YOUR TASK: Find each line containing the string "this" and return it.

Stored items from a collection:
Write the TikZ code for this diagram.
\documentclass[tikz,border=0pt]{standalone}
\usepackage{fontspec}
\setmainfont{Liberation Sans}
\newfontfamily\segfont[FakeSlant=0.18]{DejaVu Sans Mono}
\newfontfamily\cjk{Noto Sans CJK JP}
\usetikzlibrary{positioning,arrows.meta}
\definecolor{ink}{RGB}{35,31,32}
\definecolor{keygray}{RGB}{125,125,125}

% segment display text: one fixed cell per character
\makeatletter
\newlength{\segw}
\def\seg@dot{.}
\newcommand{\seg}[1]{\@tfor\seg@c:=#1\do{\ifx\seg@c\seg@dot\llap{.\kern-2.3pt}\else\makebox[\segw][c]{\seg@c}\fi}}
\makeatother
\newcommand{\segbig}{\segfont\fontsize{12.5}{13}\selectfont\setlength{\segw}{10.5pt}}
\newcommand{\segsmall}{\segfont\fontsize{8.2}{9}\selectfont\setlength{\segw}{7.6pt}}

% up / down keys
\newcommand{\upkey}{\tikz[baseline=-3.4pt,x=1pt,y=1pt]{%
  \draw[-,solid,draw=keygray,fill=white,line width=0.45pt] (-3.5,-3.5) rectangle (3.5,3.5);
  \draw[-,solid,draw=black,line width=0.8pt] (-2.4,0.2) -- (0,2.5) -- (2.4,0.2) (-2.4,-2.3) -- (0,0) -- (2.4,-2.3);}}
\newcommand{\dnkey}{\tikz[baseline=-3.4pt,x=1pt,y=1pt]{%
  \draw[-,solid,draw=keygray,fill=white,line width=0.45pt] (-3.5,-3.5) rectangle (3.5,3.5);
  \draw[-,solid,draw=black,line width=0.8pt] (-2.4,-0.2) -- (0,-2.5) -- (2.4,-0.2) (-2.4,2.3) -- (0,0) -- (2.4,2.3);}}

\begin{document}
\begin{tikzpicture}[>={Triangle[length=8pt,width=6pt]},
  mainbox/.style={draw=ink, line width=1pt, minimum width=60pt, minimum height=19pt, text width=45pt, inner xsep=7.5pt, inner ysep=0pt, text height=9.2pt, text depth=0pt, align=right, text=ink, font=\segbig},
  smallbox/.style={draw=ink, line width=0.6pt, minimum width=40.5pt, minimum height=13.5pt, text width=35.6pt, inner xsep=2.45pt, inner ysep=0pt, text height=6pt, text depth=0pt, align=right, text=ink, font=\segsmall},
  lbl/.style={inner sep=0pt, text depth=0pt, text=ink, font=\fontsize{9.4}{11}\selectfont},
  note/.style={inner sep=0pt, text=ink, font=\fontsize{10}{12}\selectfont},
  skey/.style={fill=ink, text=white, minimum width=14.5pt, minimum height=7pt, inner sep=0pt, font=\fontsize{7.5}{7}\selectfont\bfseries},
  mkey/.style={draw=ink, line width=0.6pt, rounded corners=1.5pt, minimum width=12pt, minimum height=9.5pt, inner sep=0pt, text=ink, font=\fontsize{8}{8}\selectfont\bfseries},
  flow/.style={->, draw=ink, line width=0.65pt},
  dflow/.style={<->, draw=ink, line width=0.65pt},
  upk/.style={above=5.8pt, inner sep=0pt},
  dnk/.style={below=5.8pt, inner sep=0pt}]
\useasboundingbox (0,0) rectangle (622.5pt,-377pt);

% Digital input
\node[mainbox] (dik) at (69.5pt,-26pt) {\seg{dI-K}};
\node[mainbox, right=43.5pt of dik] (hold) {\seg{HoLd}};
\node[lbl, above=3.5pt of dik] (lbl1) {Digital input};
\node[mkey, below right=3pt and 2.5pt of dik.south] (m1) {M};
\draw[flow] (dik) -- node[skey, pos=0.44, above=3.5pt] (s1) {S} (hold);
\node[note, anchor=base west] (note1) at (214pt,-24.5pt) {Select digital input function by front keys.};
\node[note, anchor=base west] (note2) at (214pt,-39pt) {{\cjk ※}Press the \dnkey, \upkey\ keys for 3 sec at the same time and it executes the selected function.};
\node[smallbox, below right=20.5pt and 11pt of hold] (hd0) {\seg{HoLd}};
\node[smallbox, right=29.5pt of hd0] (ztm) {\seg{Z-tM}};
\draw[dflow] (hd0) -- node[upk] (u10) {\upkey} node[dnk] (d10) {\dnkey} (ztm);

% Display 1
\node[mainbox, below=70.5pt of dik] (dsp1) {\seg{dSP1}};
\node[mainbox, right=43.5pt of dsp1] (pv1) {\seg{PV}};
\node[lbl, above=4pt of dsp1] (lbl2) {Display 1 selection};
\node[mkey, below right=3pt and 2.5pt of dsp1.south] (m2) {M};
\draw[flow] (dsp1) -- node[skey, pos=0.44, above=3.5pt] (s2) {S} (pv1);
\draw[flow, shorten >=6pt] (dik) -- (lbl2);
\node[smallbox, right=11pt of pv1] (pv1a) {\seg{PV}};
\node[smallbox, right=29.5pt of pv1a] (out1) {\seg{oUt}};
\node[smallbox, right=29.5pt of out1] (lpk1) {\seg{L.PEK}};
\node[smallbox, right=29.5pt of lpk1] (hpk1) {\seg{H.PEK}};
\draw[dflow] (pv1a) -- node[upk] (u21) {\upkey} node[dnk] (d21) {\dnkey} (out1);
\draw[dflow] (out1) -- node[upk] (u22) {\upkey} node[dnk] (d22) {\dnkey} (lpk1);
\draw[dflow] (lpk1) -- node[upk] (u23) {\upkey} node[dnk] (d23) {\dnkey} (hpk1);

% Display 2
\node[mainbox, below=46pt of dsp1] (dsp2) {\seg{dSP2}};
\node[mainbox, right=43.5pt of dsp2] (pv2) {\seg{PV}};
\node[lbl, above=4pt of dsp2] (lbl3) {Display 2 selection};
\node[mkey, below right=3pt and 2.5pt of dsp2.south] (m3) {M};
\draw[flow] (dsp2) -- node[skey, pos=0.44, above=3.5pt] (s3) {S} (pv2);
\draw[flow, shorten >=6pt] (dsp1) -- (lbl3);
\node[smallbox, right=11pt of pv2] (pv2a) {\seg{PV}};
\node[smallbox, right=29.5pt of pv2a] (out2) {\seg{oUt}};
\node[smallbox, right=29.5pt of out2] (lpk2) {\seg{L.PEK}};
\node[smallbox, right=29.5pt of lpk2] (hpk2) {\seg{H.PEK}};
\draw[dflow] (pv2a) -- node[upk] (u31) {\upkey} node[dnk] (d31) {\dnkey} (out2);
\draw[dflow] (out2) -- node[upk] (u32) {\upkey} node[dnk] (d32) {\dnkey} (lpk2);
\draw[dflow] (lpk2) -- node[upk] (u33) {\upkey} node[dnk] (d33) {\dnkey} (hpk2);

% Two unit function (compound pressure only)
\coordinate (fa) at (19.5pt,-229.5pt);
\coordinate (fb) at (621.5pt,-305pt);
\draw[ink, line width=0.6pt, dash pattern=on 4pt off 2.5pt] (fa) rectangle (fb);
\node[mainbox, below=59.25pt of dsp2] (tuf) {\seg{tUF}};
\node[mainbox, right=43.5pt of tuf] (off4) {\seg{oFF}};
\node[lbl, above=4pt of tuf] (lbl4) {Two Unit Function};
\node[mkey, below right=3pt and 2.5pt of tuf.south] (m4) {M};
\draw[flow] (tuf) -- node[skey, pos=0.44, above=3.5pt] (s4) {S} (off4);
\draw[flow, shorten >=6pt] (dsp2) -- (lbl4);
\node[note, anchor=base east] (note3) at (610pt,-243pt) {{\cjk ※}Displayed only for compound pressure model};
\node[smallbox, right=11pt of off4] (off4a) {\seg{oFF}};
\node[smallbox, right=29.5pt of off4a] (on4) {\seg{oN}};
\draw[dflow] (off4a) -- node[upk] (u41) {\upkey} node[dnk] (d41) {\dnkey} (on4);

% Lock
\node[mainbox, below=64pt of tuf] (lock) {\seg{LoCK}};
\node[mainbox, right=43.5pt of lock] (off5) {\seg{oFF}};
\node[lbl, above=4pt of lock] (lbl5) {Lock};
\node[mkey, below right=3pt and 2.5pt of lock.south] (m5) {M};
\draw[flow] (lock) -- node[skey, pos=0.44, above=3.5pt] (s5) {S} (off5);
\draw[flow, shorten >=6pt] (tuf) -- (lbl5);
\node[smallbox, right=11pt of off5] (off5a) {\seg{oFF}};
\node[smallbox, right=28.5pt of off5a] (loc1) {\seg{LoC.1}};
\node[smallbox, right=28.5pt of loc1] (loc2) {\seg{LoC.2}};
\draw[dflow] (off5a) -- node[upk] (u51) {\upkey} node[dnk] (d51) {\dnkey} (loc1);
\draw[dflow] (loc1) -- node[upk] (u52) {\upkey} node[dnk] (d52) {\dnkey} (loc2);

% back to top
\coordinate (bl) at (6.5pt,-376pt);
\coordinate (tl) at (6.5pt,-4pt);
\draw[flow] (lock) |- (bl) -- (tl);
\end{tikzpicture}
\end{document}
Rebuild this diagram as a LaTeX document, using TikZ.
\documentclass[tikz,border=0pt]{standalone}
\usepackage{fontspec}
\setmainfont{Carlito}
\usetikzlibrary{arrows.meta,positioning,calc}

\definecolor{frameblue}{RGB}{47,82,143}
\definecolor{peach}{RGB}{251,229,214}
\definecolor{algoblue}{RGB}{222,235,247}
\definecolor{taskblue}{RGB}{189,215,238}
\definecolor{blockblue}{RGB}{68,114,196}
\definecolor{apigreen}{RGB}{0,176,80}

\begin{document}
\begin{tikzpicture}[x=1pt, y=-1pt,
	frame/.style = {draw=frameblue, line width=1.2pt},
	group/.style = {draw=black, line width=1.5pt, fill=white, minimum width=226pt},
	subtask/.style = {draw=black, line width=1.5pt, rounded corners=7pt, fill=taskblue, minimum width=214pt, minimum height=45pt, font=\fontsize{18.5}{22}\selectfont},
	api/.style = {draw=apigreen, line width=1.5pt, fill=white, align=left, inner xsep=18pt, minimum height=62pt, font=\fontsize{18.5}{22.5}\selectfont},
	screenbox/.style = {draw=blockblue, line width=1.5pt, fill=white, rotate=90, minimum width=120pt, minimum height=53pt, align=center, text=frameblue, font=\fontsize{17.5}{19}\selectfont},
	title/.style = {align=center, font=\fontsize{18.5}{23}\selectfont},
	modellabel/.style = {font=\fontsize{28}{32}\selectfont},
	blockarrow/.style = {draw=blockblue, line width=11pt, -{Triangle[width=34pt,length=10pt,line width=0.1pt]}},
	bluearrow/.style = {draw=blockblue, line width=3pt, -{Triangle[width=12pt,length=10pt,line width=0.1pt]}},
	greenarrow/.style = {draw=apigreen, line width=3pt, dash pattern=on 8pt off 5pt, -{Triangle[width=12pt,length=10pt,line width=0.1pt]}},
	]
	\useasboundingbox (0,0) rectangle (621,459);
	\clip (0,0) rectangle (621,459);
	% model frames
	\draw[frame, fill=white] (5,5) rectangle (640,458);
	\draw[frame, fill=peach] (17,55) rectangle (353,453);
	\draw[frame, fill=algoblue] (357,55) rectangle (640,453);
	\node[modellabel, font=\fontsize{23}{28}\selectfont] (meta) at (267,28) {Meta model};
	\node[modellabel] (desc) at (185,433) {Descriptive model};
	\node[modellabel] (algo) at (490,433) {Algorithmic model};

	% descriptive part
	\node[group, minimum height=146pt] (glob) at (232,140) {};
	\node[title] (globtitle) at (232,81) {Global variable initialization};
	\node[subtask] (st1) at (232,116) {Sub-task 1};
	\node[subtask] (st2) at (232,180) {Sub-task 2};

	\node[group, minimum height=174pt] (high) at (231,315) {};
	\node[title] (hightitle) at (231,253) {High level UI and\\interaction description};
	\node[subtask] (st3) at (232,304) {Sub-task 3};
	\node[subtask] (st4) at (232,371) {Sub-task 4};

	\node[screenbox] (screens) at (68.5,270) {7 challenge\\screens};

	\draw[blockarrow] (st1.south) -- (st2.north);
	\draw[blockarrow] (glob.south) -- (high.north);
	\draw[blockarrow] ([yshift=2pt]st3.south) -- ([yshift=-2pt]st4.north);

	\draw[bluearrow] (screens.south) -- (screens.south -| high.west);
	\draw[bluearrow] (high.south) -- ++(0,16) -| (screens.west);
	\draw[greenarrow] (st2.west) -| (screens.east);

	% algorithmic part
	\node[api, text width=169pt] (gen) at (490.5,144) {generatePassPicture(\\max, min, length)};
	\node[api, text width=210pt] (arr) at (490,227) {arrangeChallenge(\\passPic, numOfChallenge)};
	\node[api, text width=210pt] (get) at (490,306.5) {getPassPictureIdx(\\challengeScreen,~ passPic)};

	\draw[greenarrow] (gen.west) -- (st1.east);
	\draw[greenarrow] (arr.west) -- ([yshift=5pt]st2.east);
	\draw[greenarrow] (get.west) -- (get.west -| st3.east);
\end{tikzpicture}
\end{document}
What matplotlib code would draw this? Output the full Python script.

REPLY:
Write the TikZ code for this diagram.
Rebuild this diagram as a LaTeX document, using TikZ.
What matplotlib code would draw this? Output the full Python script.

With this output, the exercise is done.